Ranson conveys a strong sense of the Arctic's icy cold and its unforgiving pristine beauty. He focuses on the working conditions he experienced: the basic but plentiful food in the DEW Line camps; the pay that left some well off but which others somehow squandered; the stagnant air of tightly enclosed living quarters; and above all the jokes and stories that relieved the mind-numbing "cancer of tedium that spread over and suffocated the unwary." He describes various episodes: A polar bear chasing a would-be-photographer who ventured too close for his close-up; a worker finding a baby seal in his shower; and a sorry-assed tinsmith inadvertently pooping in the hood of his parka.
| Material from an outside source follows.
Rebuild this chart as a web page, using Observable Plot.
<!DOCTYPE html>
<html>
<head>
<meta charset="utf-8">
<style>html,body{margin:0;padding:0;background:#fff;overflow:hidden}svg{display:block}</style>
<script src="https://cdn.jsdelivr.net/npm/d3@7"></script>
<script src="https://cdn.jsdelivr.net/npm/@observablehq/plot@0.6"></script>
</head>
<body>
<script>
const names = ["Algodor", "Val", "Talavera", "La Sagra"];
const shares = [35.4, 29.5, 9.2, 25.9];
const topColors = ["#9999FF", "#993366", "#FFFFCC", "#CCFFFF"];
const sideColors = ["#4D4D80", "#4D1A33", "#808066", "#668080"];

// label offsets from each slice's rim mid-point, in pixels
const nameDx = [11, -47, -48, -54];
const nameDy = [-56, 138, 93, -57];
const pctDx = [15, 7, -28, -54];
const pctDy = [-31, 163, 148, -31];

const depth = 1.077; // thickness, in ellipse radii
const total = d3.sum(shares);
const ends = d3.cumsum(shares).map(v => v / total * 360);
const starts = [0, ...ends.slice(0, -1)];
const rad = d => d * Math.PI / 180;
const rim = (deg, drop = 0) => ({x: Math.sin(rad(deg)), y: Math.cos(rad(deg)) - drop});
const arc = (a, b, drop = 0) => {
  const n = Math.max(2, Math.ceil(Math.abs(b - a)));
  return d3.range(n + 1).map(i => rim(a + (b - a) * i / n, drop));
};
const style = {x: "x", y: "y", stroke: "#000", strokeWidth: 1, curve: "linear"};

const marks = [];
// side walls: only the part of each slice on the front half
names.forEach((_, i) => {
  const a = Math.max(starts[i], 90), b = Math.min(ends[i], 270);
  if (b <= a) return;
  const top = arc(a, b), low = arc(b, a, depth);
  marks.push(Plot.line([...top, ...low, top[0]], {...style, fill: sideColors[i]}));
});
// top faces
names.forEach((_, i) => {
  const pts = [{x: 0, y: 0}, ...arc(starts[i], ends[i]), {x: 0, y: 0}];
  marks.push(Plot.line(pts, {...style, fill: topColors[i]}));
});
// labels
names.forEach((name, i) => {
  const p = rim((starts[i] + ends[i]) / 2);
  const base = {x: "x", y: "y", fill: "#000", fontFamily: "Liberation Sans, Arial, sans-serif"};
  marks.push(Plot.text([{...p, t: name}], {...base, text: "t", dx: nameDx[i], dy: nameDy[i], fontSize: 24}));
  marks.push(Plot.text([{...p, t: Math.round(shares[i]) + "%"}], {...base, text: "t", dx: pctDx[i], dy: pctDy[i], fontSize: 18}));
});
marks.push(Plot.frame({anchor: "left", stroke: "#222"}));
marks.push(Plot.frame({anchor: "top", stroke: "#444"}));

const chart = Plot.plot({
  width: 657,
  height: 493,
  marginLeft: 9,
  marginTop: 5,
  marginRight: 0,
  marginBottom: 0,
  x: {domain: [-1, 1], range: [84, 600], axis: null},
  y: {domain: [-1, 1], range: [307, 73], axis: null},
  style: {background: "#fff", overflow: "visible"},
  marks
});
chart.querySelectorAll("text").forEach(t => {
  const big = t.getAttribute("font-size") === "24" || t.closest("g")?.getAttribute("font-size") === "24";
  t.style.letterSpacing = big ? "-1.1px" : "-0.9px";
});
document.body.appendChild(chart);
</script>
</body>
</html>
Canadian-American tensions are playfully relived in a "war" to see which group of nationalistic DEW Liners can fly the largest flag. Tensions between man and beast are recounted in the battles with the bears and the skirmishes with rabid foxes. Major diversion comes from a couple of dog-sledding adventurers on their way around Baffin Island. The intransigence of the Arctic is indelibly etched in the story of George the Inuit guarding his inscrutable knowledge about the Franklin expedition's sojourn to Jenny Lind Island. And the mysterious-with perhaps a touch of the otherworldy-occurs in the eerie tale of the phantom ship that after years of being grounded on a sand bar launches herself to a watery grave at sea.
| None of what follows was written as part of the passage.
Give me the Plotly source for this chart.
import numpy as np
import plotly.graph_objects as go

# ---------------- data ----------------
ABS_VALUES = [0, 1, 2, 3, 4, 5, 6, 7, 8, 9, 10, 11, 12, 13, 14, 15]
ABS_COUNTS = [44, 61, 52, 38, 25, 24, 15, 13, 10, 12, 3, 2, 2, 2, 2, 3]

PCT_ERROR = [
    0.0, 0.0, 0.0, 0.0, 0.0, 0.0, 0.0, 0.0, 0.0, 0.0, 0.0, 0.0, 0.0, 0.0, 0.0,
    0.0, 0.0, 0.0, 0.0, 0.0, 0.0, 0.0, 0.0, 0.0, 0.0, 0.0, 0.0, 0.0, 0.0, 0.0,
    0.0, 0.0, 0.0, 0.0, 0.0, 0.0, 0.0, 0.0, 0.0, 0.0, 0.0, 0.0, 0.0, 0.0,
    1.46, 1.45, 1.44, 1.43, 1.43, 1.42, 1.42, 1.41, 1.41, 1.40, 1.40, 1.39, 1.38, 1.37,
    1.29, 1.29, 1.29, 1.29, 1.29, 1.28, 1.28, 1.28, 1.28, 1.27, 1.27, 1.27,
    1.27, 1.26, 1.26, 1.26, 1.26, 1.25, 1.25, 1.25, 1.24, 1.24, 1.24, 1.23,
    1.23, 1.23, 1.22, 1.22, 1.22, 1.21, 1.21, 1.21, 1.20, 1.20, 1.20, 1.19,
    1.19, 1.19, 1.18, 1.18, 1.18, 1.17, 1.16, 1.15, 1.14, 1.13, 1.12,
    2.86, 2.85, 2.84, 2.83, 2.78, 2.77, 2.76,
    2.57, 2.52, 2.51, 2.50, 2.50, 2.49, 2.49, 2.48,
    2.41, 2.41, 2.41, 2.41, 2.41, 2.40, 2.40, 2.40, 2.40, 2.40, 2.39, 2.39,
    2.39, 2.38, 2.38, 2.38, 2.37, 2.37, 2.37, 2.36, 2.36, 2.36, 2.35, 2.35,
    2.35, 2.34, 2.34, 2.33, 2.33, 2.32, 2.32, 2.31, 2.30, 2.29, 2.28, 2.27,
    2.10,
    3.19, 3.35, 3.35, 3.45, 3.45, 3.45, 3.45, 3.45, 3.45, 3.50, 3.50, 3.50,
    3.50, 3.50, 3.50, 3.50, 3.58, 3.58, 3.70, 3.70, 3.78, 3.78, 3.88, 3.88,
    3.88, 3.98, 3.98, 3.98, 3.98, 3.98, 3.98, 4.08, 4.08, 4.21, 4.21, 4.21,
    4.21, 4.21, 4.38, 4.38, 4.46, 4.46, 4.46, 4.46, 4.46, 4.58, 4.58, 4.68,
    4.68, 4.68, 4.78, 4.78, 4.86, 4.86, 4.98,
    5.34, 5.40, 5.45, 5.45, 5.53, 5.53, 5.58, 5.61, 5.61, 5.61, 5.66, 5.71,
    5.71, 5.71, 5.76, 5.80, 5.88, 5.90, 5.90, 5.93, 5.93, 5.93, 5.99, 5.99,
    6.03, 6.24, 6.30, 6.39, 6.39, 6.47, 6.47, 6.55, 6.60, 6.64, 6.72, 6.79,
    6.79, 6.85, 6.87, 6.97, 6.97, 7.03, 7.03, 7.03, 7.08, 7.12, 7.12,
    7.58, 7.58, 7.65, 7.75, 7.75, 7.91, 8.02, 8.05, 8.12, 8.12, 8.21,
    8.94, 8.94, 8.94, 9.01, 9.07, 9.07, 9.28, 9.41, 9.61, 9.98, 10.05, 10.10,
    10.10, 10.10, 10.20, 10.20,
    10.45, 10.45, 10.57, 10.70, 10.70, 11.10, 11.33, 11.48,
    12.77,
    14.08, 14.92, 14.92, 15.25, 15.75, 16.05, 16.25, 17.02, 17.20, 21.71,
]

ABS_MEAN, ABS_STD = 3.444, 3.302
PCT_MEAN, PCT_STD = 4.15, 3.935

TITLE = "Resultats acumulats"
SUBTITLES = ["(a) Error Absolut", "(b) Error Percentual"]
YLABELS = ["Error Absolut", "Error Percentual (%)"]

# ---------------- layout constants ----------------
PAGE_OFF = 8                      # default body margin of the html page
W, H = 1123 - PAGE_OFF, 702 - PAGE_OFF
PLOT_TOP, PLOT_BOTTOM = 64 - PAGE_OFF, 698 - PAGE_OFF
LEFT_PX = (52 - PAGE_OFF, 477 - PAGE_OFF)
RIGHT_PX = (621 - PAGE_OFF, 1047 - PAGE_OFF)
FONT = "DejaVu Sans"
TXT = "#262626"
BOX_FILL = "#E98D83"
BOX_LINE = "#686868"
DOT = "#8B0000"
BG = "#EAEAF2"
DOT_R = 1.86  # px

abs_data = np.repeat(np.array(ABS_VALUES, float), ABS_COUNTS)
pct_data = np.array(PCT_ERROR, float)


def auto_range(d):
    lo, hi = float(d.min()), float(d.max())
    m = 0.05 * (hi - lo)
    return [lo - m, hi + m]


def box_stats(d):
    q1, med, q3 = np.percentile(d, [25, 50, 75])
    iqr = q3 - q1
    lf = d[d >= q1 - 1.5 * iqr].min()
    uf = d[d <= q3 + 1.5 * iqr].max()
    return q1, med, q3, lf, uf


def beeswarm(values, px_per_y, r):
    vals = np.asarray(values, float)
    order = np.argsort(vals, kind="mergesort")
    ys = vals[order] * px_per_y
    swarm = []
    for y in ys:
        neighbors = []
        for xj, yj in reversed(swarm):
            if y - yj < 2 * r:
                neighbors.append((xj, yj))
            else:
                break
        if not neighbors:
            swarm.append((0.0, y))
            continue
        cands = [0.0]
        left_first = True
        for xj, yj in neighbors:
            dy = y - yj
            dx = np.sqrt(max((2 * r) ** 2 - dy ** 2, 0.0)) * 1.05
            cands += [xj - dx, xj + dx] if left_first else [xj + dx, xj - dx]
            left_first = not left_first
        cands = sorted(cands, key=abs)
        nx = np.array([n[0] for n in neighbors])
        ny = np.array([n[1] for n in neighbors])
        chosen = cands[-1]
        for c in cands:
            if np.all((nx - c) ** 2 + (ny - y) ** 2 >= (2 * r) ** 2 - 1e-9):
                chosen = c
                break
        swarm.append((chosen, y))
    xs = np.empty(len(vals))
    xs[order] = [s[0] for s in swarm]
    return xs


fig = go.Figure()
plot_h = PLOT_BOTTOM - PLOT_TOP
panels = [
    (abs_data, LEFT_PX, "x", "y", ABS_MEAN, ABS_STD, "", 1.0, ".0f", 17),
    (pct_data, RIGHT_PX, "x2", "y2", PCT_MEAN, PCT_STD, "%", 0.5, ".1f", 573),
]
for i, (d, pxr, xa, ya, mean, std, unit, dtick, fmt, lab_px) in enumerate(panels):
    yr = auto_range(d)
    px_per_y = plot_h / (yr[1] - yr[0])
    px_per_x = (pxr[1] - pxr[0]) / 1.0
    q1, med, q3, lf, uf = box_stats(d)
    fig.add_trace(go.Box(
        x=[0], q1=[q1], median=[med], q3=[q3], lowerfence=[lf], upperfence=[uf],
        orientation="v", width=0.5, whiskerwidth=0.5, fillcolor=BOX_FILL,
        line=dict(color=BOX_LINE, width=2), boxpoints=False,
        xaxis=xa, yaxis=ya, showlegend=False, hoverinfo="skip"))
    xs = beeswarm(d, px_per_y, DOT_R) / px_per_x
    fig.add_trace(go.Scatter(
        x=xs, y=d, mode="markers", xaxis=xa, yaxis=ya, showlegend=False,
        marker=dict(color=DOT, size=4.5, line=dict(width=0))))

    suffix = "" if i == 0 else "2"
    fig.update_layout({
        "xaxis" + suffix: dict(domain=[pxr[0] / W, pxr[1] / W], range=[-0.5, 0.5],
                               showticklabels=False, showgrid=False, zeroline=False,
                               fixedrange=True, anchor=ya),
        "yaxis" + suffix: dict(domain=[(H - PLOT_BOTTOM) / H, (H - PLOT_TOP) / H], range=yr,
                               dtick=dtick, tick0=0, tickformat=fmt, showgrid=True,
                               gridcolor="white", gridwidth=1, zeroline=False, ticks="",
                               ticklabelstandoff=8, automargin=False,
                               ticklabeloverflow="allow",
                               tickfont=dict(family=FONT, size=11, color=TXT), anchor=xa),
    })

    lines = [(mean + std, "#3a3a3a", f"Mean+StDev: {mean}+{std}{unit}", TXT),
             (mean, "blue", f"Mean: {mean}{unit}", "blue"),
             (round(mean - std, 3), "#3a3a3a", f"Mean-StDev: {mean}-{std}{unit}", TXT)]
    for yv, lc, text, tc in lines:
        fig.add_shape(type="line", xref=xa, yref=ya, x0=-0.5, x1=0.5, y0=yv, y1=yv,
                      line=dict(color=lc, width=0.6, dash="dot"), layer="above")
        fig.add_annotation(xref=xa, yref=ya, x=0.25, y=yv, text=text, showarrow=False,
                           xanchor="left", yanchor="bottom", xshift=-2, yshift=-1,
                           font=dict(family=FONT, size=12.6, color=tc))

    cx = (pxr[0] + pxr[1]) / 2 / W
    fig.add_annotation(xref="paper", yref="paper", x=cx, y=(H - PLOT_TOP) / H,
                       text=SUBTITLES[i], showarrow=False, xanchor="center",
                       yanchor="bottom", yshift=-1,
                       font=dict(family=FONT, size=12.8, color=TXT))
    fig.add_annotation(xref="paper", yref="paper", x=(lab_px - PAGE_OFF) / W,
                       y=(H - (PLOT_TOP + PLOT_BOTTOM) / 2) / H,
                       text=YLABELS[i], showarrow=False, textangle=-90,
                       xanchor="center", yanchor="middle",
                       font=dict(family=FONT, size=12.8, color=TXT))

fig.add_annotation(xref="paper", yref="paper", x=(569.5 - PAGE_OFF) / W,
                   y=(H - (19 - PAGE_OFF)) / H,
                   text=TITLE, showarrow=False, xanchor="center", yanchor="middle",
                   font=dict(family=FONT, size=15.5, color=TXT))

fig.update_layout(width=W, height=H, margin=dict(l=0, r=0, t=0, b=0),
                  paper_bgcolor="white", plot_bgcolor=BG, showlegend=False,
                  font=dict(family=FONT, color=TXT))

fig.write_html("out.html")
The military who ran the DEW Line sites, as Ranson points out, had solutions other than jokes and stories to counteract the common problems of madness and depression. It was, he says, "Work. Keep them occupied. .... Work, work, woooork!"
In many respects life on the drilling ships was similar to that on the DEW Line. Here, Ranson, complains he did as much work as three welders and his stories reflect a greater degree of danger. Once when he was welding beside a fuel tank of aviation gas, another time on the inside of a ship's hull where the only protection from floating icebergs was a thin patch of hemp rope, steel wool, silicone and grease; and a third time lucky in a fourteen-hundred-degree diesel fire that shrivelled his leather gloves, set fire to his welder's cap and singed a couple of layers of skin from his nose and ears.
And there were bad apples to deal with too. A bigot who wouldn't work with "ski-mos" but had ruined the life of a young female Inuit; a lead hand without the respect of his crew; a ramrod without respect for his crew; and an alcoholic whose best days as a welder were well behind him. On the other hand there was the working man's pride in a job well done, the camaraderie of men you could depend on, the journeyman's passing on of his skills to an Inuit apprentice, the rough justice meted out by an elderly boxer's fists on behalf of an Inuit maiden, and the familiarity of working on engines named Sleepy, Dopey, Doc, Sneezy, Grumpy, Bashful and Happy. And finally, there was "the happiest day in the rotation"-plane day, the day for going home.
"Years after moving south," Ranson says, "I still think of the Arctic with affection and longing....I'd go back in a heartbeat." And Working North does an excellent job of telling us why.